Opéra
Créé à Bruxelles en 2014*, « Au Monde » est le dernier opus de Philippe Boesmans, dont les opéras sur des livrets de Strindberg, Shakespeare, Schnitzler et Gombrowicz ont déjà été présentés avec un grand succès à Paris. Cette fois, c’est à Joël Pommerat qu’il s’est adressé, avec un livret réalisé d’après sa pièce éponyme. Cependant, n’est pas Maeterlinck qui veut, ni Tchekhov, les références littéraires clairement affichées. « Au Monde » narre une sombre histoire de famille dans laquelle les personnages peinent à exister, tant par leur caractérisation dramatique que vocale.
La partition orchestrale de Boesmans ne déçoit pas, riche et claire, bien écrite aussi pour la voix, mais un peu en vain, car on navigue entre un style énigmatique, parodique de Debussy, et celui des dialogues des films de Demy. La mise en scène, également signée Pommerat, est élégante, et le plateau de haut niveau, avec Frode Olsen, Charlotte Hellekant, Yann Beuron, Philippe Sly et surtout Patricia Petibon, qui réalise une vraie performance, à défaut d’incarner un vrai personnage. On a connu le compositeur belge en meilleure forme avec « la Ronde », « le Conte d’Hiver » et plus récemment « Julie », et on ne désespère pas de le retrouver en meilleure veine littéraire.
Cabaret berlinois
Plus réputé comme pédagogue que comme compositeur, l’Allemand Boris Blacher (1903-1975) eut les ailes brisées par l’arrivée du nazisme, qui le mit sur la liste des compositeurs de musique dégénérée. Il composa en 1943 en exil ce « Roméo et Juliette », dont l’Opéra de Lyon vient d’offrir la création française, et réduisit lui-même très respectueusement le livret, en anglais, à sa substance principale, avec une version musicalement légère, courte (75 minutes), adaptée à la production de tréteaux itinérants. Sept chanteurs, neuf musiciens, un piano et un curieux mais efficace recadrage dans le contexte du cabaret berlinois, avec une meneuse de revue qui chante, en allemand, quelques « Songs » semblant sortis de chez Kurt Weill. Le langage use de polytonalité et parfois de dodécaphonisme mâtiné de jazz, avec une orchestration très légère.
C’est au Théâtre de la Croix-Rousse, avec lequel le spectacle est coproduit, que l’Opéra de Lyon a programmé cette création originale, et son directeur Jean Lacornerie en a réalisé la mise en scène. Réalisation extrêmement efficace, dans une scénographie assez réaliste et économe de Lisa Navarro, à qui on reprochera tout de même de reléguer le petit orchestre à l’arrière de la scène, au détriment de l’efficacité de cette orchestration minimale, parfaitement menée par le chef Philippe Forget.

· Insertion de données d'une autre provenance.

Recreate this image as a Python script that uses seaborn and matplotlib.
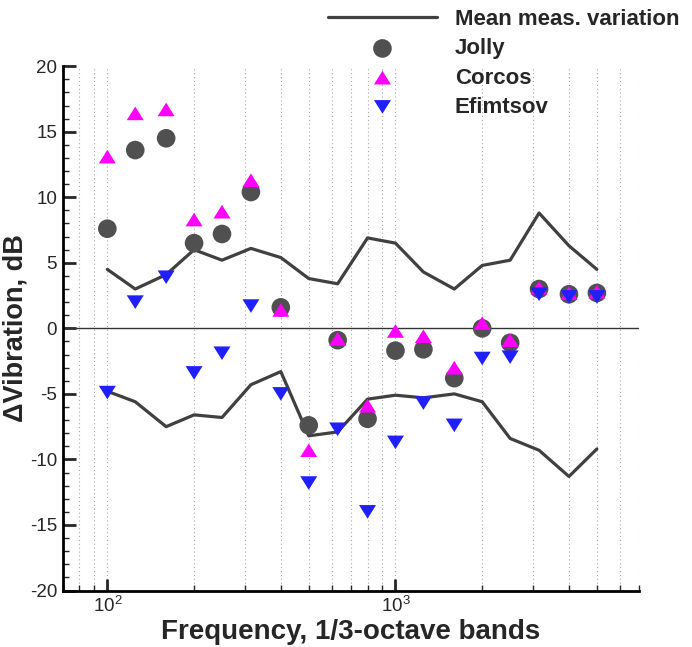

Les chanteurs du Studio de l’Opéra de Lyon assurent cette production avec beaucoup d’enthousiasme et de talent (Tyler Clarke, Laure Barras, la diseuse April Hailer...). Mais la musique n’arrive pas à la hauteur de celles, contemporaines, de Weill, Krenek et Hindemith, et, sachant qu’à la création scénique au festival de Salzbourg de 1950, les interprètes en étaient Hilde Güden et Hermann Uhde, on se prend à rêver que l’Opéra de Lyon ait réalisé un projet plus ambitieux, dans le cadre du festival d’opéra, par exemple, avec des interprètes de plus grande pointure.
* Cypres vient de publier sur 2 CD l’enregistrement de « Au Monde » avec les interprètes de la création bruxelloise.